Step 1 :We are given a sample size of 28, a sample mean of 114, and a sample standard deviation of 10. We are asked to construct a 98% confidence interval for the population mean.
Step 2 :The formula for a confidence interval is \(\bar{x} \pm t_{\alpha/2} \cdot \frac{s}{\sqrt{n}}\), where \(\bar{x}\) is the sample mean, \(t_{\alpha/2}\) is the t-score corresponding to the desired level of confidence, \(s\) is the sample standard deviation, and \(n\) is the sample size.
Step 3 :We can use a t-distribution table or a statistical software to find the t-score. For a 98% confidence level and degrees of freedom equal to 27 (which is the sample size minus 1), the t-score is approximately 2.4727.

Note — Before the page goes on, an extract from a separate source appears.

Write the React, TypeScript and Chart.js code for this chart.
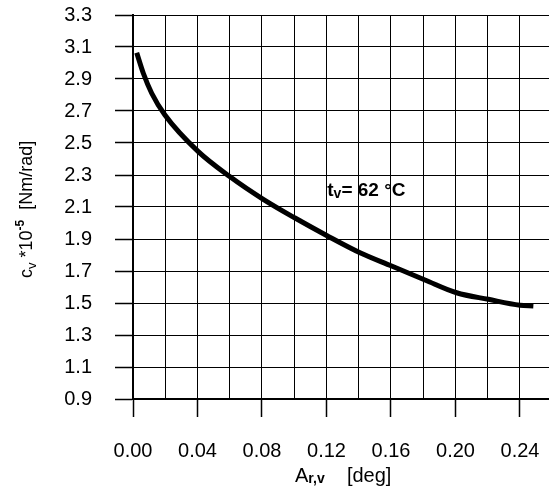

Step 4 :Substituting the given values into the formula, we get \(114 \pm 2.4727 \cdot \frac{10}{\sqrt{28}}\).
Step 5 :Calculating the margin of error, we get approximately 4.673.
Step 6 :Subtracting and adding the margin of error from the sample mean, we get the lower and upper bounds of the confidence interval, which are approximately 109.3 and 118.7, respectively.
Step 7 :Final Answer: The 98% confidence interval for the population mean, given a sample size of 28, a sample mean of 114, and a sample standard deviation of 10, is approximately \(\boxed{[109.3, 118.7]}\).